This example uses the default spaCy English model to perform named entity recognition.

In [5]:
import spacy
from spacy import displacy

spacy.prefer_gpu()
nlp = spacy.load("en_core_web_sm")

Now, spaCy is set up with a CPU-bound model that prioritizes efficiency over accuracy to help keep costs down. In theory, this could be deployed on host machines without any issues.



In [6]:
import spacy
import json
from pydantic import BaseModel

# Load SpaCy model
spacy.prefer_gpu()
nlp = spacy.load("en_core_web_sm")

# Define the Result class for consistency
class Result(BaseModel):
    name: str | None
    faculty: str | None
    college: str | None
    program: str | None
    distribution: str | None
    payment_method: str | None
    money: float | None
    currency: str | None
    email_address: str | None

# Path to your dataset and ground truth file
email_file_path = "D:\\playground\\playground\\donor_emails_dataset.json"
ground_truth_file_path = "D:\\playground\\playground\\extracted_emails_data.json"

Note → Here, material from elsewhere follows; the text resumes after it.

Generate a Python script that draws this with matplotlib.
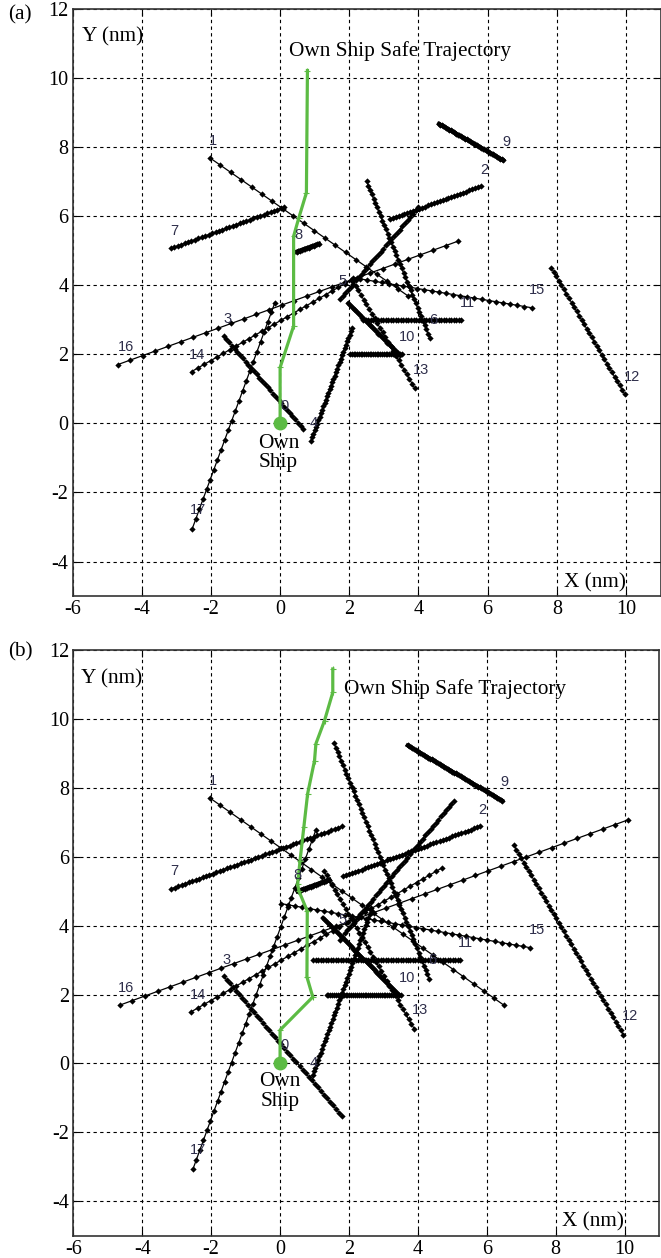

# Load the dataset and ground truth
with open(email_file_path, "r") as f:
    emails = json.load(f)

with open(ground_truth_file_path, "r") as f:
    ground_truth = json.load(f)

# Set batch_size to 100
batch_size = 100
extracted_results = []

# Initialize accuracy counters
correct_predictions = 0
total_predictions = 0

# Loop through 100 samples (ensure you have enough samples)
for sample, truth in zip(emails[:batch_size], ground_truth[:batch_size]):
    # Process the text through SpaCy
    doc = nlp(sample['text'])

    # Extract entities from the text
    email_entities = {ent.label_: ent.text for ent in doc.ents}

    # Create a Result object from the extracted data
    result = Result(
        name=email_entities.get("PERSON", None),
        faculty=email_entities.get("ORG", None),
        college=email_entities.get("ORG", None),
        program=email_entities.get("PRODUCT", None),  # Adjust if necessary
        distribution=email_entities.get("MONEY", None),  # Adjust if necessary
        payment_method=email_entities.get("MONEY", None),  # Adjust if necessary
        money=None,  # Add money parsing logic if needed
        currency=None,  # Add currency logic if needed
        email_address=None,  # Add email extraction logic if needed
    )

    # Compare extracted entities with ground truth
    correct_predictions += sum(
        1 for key in result.dict().keys() if result.dict()[key] == truth.get(key)
    )
    total_predictions += len(result.dict())

    # Append the extracted result
    extracted_results.append(result)

# Calculate accuracy
accuracy = correct_predictions / total_predictions if total_predictions > 0 else 0

# Save extracted results to a file
output_path = "D:\\playground\\playground\\extracted_spacy_results.json"
with open(output_path, "w") as f:
    json.dump([r.dict() for r in extracted_results], f, indent=4)

print(f"Accuracy: {accuracy:.2f}")
print(f"Extracted data saved to {output_path}")


C:\Users\maish\AppData\Local\Temp\ipykernel_15748\287748665.py:63: PydanticDeprecatedSince20: The `dict` method is deprecated; use `model_dump` instead. Deprecated in Pydantic V2.0 to be removed in V3.0. See Pydantic V2 Migration Guide at https://errors.pydantic.dev/2.10/migration/
  1 for key in result.dict().keys() if result.dict()[key] == truth.get(key)
C:\Users\maish\AppData\Local\Temp\ipykernel_15748\287748665.py:65: PydanticDeprecatedSince20: The `dict` method is deprecated; use `model_dump` instead. Deprecated in Pydantic V2.0 to be removed in V3.0. See Pydantic V2 Migration Guide at https://errors.pydantic.dev/2.10/migration/
  total_predictions += len(result.dict())


Accuracy: 0.12
Extracted data saved to D:\playground\playground\extracted_spacy_results.json


C:\Users\maish\AppData\Local\Temp\ipykernel_15748\287748665.py:76: PydanticDeprecatedSince20: The `dict` method is deprecated; use `model_dump` instead. Deprecated in Pydantic V2.0 to be removed in V3.0. See Pydantic V2 Migration Guide at https://errors.pydantic.dev/2.10/migration/
  json.dump([r.dict() for r in extracted_results], f, indent=4)


Looking at the results out of the box, they are not ideal. The model can properly classify currency amounts, but it struggles to infer more context, such as allocations for scholarships or departments. Therefore, fine-tuning the models will be necessary to improve accuracy.